Take the lines from the beginning of the material through the line containing "dentro del suelo" and retype them exactly, leaving the pictures out.

---------- DATA SUPPLIED ----------

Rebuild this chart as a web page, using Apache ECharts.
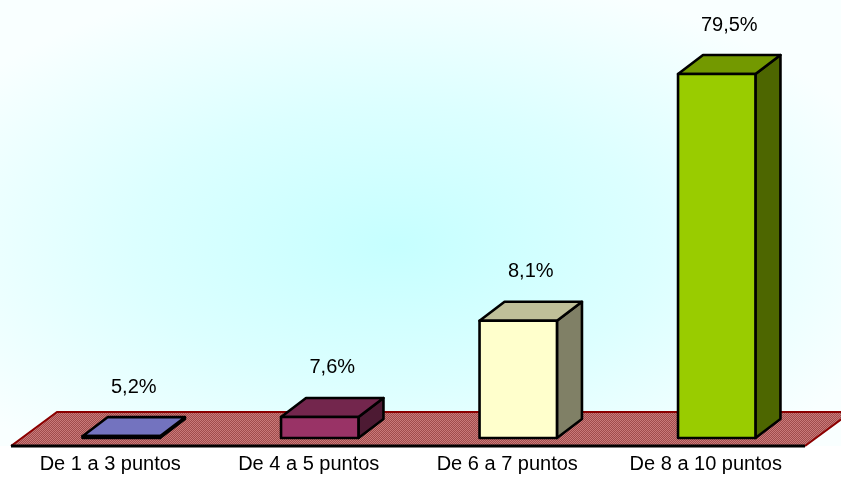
<!DOCTYPE html>
<html>
<head>
<meta charset="utf-8">
<script src="https://cdn.jsdelivr.net/npm/echarts@6/dist/echarts.min.js"></script>
<style>
  html, body { margin: 0; padding: 0; background: #fff; }
  #grafico { width: 841px; height: 479px; }
</style>
</head>
<body>
<div id="grafico"></div>
<script>
	'use strict';

	// categorias y valores
	var categorias = ['De 1 a 3 puntos', 'De 4 a 5 puntos', 'De 6 a 7 puntos', 'De 8 a 10 puntos'];
	var porcentajes = [5.2, 7.6, 8.1, 79.5];      // texto de las etiquetas
	var alturas = [0.4, 4.6, 25.6, 79.5];         // altura dibujada de cada barra
	var colores = ['#9999ff', '#993366', '#ffffcc', '#99cc00'];

	var fondo = ['#c6ffff', '#dcffff', '#f9ffff'];

	function sombra(hex, f) {
		var n = parseInt(hex.slice(1), 16);
		var r = Math.round(((n >> 16) & 255) * f);
		var g = Math.round(((n >> 8) & 255) * f);
		var b = Math.round((n & 255) * f);
		return 'rgb(' + r + ',' + g + ',' + b + ')';
	}

	// trama punteada del suelo
	var trama = document.createElement('canvas');
	trama.width = 2; trama.height = 2;
	var tctx = trama.getContext('2d');
	tctx.fillStyle = '#a04c4c'; tctx.fillRect(0, 0, 2, 2);
	tctx.fillStyle = '#c97a7a'; tctx.fillRect(0, 0, 1, 1); tctx.fillRect(1, 1, 1, 1);

	var prof = { x: 25, y: 19 };       // profundidad de la barra
	var suelo = { x: 46, y: 34 };      // profundidad del suelo
	var desp = { x: 11, y: 8 };        // barra dentro del suelo

	function dibujaSuelo(params, api) {
		var c = params.coordSys;
		var x0 = c.x, x1 = c.x + c.width, y0 = c.y + c.height;
		return {
			type: 'group',
			children: [
				{
					type: 'polygon',
					shape: { points: [[x0, y0], [x1, y0], [x1 + suelo.x, y0 - suelo.y], [x0 + suelo.x, y0 - suelo.y]] },
					style: { fill: { image: trama, repeat: 'repeat' } }
				},
				{
					type: 'polyline',
					shape: { points: [[x0, y0], [x0 + suelo.x, y0 - suelo.y], [x1 + suelo.x, y0 - suelo.y], [x1, y0]] },
					style: { stroke: '#8b0000', lineWidth: 2, fill: null }
				},
				{
					type: 'line',
					shape: { x1: x0, y1: y0, x2: x1, y2: y0 },
					style: { stroke: '#000', lineWidth: 3 }
				}
			]
		};
	}

	function dibujaBarra(params, api) {
		var i = api.value(0);
		var base = api.coord([i, 0]);
		var tope = api.coord([i, api.value(1)]);
		var ancho = api.size([1, 0])[0] * 0.39;
		var xl = base[0] + desp.x - ancho / 2;
		var xr = xl + ancho;
		var yb = base[1] - desp.y;
		var yt = tope[1] - desp.y;
		var col = colores[params.dataIndex];
		var borde = { stroke: '#000', lineWidth: 2.6, lineJoin: 'round' };
		var texto = porcentajes[params.dataIndex].toFixed(1).replace('.', ',') + '%';
		return {
			type: 'group',
			children: [
				{
					type: 'polygon',
					shape: { points: [[xr, yb], [xr + prof.x, yb - prof.y], [xr + prof.x, yt - prof.y], [xr, yt]] },
					style: Object.assign({ fill: sombra(col, 0.5) }, borde)
				},
				{
					type: 'polygon',
					shape: { points: [[xl, yt], [xr, yt], [xr + prof.x, yt - prof.y], [xl + prof.x, yt - prof.y]] },
					style: Object.assign({ fill: sombra(col, 0.75) }, borde)
				},
				{
					type: 'rect',
					shape: { x: xl, y: yt, width: ancho, height: yb - yt },
					style: Object.assign({ fill: col }, borde)
				},
				{
					type: 'text',
					style: {
						text: texto,
						x: (xl + xr) / 2 + prof.x / 2,
						y: yt - prof.y - 30,
						align: 'center',
						verticalAlign: 'middle',
						fontFamily: 'Liberation Sans, Arial, sans-serif',
						fontSize: 20,
						fill: '#000'
					}
				}
			]
		};
	}

	var datosBarras = alturas.map(function (v, i) { return [i, v]; });

	var opcion = {
		animation: false,
		backgroundColor: '#ffffff',
		graphic: [
			{
				type: 'rect',
				z: -10,
				silent: true,
				x: 0, y: 0,
				scaleY: 446 / 841,
				shape: { x: 0, y: 0, width: 841, height: 841 },
				style: {
					fill: {
						type: 'radial', x: 0.47, y: 0.55, r: 0.62,
						colorStops: [
							{ offset: 0, color: fondo[0] },
							{ offset: 0.5, color: fondo[1] },
							{ offset: 1, color: fondo[2] }
						]
					}
				}
			}
		],
		grid: {
			left: 11,
			right: 36,
			top: 34,
			bottom: 33
		},
		xAxis: {
			type: 'category',
			data: categorias,
			axisLine: { show: false },
			axisTick: { show: false },
			axisLabel: {
				margin: 8,
				color: '#000',
				fontSize: 20,
				fontFamily: 'Liberation Sans, Arial, sans-serif'
			}
		},
		yAxis: {
			type: 'value',
			min: 0,
			max: 90,
			show: false
		},
		series: [
			{
				type: 'custom',
				name: 'suelo',
				renderItem: dibujaSuelo,
				data: [[0, 0]],
				z: 1,
				silent: true
			},
			{
				type: 'custom',
				name: 'barras',
				renderItem: dibujaBarra,
				data: datosBarras,
				encode: { x: 0, y: 1 },
				z: 2
			}
		]
	};

	var grafico = echarts.init(document.getElementById('grafico'));
	grafico.setOption(opcion);
</script>
</body>
</html>
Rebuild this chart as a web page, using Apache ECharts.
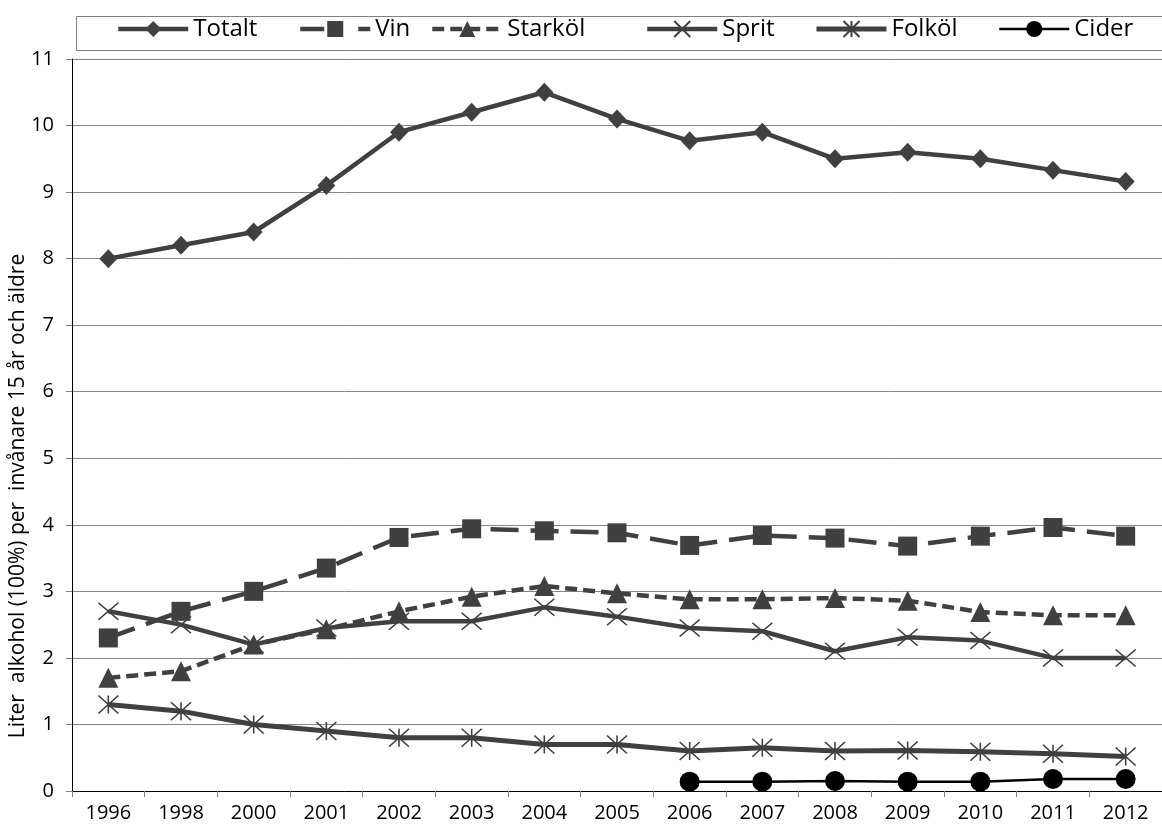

----------

REPLY TO THE TASK:
Rebuild this chart as a web page, using Apache ECharts.
<!DOCTYPE html>
<html>
<head>
<meta charset="utf-8">
<script src="https://cdn.jsdelivr.net/npm/echarts@6/dist/echarts.min.js"></script>
<style>
  html, body { margin: 0; padding: 0; background: #fff; }
  #grafico { width: 841px; height: 479px; }
</style>
</head>
<body>
<div id="grafico"></div>
<script>
	'use strict';

	// categorias y valores
	var categorias = ['De 1 a 3 puntos', 'De 4 a 5 puntos', 'De 6 a 7 puntos', 'De 8 a 10 puntos'];
	var porcentajes = [5.2, 7.6, 8.1, 79.5];      // texto de las etiquetas
	var alturas = [0.4, 4.6, 25.6, 79.5];         // altura dibujada de cada barra
	var colores = ['#9999ff', '#993366', '#ffffcc', '#99cc00'];

	var fondo = ['#c6ffff', '#dcffff', '#f9ffff'];

	function sombra(hex, f) {
		var n = parseInt(hex.slice(1), 16);
		var r = Math.round(((n >> 16) & 255) * f);
		var g = Math.round(((n >> 8) & 255) * f);
		var b = Math.round((n & 255) * f);
		return 'rgb(' + r + ',' + g + ',' + b + ')';
	}

	// trama punteada del suelo
	var trama = document.createElement('canvas');
	trama.width = 2; trama.height = 2;
	var tctx = trama.getContext('2d');
	tctx.fillStyle = '#a04c4c'; tctx.fillRect(0, 0, 2, 2);
	tctx.fillStyle = '#c97a7a'; tctx.fillRect(0, 0, 1, 1); tctx.fillRect(1, 1, 1, 1);

	var prof = { x: 25, y: 19 };       // profundidad de la barra
	var suelo = { x: 46, y: 34 };      // profundidad del suelo
	var desp = { x: 11, y: 8 };        // barra dentro del suelo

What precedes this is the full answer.